* _Instructions to follow_: Filter this material down to the lines that hold "image", copying each one.

(Entries with chart source code)

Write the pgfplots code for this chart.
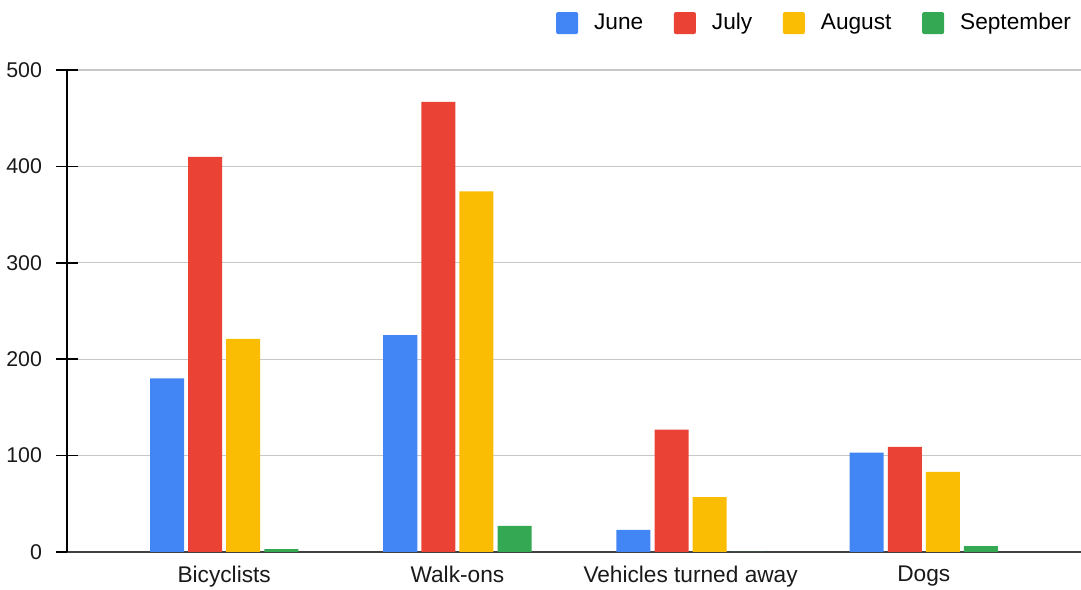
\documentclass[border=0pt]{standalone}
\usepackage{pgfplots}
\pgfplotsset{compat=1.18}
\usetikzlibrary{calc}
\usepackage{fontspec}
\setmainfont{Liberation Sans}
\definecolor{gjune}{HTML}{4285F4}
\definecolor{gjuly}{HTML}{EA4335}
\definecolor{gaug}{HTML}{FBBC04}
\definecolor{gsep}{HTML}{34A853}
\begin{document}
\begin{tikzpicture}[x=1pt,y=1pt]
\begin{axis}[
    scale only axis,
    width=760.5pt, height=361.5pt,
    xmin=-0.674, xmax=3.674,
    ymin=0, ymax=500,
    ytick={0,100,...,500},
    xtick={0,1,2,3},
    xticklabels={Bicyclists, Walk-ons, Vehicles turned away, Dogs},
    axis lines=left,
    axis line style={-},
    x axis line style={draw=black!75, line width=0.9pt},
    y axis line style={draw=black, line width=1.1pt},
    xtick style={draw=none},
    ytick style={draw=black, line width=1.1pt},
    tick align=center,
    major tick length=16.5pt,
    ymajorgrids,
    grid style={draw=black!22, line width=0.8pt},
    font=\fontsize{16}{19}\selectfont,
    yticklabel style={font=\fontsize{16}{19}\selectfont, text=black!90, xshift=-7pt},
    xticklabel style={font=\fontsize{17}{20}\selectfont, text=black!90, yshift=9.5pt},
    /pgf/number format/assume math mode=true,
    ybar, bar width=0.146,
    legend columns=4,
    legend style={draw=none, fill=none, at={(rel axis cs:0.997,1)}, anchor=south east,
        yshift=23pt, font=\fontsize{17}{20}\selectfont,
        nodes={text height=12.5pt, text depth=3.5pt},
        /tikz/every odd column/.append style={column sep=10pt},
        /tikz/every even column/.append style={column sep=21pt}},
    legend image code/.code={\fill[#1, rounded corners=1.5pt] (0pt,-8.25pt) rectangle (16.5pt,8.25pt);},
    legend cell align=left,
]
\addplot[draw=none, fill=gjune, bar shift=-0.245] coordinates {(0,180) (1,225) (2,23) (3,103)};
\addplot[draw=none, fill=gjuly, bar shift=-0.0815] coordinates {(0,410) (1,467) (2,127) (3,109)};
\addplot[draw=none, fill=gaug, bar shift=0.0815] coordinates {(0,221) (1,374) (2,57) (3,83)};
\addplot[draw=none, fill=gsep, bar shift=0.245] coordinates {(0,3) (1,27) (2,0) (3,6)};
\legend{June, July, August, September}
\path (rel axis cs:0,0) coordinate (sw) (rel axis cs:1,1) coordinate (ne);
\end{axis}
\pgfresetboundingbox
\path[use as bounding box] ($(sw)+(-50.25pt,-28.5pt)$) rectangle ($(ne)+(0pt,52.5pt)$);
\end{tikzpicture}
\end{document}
---
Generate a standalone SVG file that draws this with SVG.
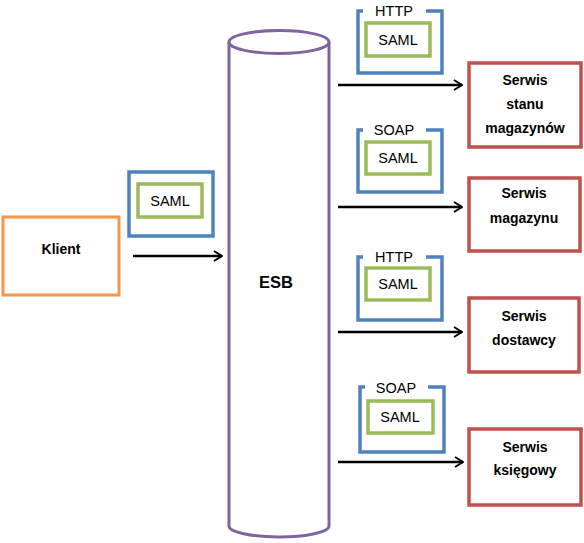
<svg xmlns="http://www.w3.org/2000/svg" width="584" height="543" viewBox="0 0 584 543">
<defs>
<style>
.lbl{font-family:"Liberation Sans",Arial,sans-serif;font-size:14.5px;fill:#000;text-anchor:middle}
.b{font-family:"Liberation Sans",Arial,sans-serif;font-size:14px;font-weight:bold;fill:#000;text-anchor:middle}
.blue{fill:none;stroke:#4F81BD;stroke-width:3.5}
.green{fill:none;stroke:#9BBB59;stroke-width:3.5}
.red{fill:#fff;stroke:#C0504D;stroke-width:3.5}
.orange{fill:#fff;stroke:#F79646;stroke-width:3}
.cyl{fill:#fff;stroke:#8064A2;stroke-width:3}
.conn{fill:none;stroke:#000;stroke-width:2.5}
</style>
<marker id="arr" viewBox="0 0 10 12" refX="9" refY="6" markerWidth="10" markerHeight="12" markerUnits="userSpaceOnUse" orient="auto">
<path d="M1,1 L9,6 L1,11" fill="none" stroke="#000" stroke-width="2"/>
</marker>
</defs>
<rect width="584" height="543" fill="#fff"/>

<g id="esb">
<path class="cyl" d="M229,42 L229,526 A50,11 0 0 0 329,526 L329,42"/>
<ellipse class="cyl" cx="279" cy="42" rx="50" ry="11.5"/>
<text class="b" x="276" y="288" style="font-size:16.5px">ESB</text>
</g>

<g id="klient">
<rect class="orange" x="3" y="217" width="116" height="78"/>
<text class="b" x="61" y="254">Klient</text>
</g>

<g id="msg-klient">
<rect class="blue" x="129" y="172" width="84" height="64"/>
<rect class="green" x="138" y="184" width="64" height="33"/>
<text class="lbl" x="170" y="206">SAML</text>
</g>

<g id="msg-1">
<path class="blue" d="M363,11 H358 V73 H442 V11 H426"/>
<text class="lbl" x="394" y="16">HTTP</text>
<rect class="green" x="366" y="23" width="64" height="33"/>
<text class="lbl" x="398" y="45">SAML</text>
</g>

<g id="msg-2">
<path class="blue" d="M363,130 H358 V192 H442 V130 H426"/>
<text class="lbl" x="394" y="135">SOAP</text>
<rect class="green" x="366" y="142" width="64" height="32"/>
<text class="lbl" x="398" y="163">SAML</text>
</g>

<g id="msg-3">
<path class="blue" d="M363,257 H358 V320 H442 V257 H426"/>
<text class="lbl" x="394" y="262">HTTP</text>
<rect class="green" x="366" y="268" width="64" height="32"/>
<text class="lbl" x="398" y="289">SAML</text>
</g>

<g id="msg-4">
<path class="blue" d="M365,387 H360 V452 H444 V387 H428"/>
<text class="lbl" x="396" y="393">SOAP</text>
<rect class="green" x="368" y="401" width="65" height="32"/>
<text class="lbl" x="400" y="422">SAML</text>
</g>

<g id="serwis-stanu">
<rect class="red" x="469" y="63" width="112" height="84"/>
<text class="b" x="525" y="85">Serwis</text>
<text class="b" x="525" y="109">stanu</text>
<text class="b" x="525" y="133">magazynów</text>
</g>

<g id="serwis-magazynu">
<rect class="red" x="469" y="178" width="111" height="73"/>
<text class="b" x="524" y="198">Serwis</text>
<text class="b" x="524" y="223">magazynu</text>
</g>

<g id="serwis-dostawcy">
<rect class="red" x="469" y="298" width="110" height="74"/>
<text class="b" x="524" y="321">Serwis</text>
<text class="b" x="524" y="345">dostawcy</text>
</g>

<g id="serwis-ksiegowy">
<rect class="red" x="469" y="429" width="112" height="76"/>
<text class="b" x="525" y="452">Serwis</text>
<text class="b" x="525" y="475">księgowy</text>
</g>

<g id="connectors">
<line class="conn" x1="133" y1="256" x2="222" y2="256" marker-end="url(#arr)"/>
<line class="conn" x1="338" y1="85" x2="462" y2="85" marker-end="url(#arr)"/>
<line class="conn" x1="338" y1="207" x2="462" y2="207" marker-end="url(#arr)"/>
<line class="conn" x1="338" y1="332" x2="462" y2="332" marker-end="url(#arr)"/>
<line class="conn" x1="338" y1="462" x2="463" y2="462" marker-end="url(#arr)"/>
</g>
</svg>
...
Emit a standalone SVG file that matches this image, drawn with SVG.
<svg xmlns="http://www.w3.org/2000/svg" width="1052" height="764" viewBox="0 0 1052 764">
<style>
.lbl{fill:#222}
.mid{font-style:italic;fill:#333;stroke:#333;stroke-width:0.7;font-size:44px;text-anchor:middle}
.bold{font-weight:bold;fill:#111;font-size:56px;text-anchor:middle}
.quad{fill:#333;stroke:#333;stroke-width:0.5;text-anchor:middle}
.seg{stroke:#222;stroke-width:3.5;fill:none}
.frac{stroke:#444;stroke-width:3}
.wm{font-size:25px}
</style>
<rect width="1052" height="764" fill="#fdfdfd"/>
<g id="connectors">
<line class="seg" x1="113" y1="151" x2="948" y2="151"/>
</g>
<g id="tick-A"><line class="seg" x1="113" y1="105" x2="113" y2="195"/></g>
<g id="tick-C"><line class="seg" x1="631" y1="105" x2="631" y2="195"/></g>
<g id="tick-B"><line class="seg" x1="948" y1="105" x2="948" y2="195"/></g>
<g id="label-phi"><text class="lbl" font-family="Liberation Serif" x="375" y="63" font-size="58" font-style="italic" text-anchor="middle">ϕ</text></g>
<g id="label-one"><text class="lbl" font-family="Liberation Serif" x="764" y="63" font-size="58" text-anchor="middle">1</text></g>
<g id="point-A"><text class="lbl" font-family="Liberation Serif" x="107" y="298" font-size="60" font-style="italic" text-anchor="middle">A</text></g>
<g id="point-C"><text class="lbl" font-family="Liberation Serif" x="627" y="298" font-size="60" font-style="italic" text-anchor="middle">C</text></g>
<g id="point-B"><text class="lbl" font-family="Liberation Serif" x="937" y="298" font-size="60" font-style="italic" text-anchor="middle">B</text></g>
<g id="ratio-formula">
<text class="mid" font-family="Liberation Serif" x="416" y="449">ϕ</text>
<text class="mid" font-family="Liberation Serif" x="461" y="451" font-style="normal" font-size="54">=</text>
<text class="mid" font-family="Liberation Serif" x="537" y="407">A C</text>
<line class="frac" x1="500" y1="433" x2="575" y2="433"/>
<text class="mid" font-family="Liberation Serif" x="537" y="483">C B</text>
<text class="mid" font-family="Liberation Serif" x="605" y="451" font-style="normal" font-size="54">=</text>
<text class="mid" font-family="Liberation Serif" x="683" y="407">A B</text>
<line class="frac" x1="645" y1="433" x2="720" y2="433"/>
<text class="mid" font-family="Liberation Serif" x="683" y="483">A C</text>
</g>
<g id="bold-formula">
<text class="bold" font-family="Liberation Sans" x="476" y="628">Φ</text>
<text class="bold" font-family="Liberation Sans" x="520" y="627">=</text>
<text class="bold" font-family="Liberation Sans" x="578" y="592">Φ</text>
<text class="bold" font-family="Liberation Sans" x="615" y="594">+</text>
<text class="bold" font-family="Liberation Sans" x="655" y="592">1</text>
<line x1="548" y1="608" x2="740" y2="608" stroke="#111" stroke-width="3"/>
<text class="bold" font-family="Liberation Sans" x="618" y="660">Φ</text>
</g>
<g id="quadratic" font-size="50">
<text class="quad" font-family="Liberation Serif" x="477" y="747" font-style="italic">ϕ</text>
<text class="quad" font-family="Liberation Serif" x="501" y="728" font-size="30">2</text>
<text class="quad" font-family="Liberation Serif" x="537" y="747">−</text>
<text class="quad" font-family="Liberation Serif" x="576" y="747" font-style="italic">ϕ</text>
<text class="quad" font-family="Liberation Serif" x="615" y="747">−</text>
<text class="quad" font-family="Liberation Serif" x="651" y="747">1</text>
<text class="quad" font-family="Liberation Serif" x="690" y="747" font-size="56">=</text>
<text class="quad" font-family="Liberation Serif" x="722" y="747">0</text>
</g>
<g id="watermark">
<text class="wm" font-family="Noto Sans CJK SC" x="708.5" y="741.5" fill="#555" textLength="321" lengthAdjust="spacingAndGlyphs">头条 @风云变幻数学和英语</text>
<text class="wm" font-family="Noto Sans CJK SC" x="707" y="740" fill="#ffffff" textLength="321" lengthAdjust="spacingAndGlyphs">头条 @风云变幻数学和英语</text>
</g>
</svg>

* _Result of the task_:
    legend image code/.code={\fill[#1, rounded corners=1.5pt] (0pt,-8.25pt) rectangle (16.5pt,8.25pt);},
Emit a standalone SVG file that matches this image, drawn with SVG.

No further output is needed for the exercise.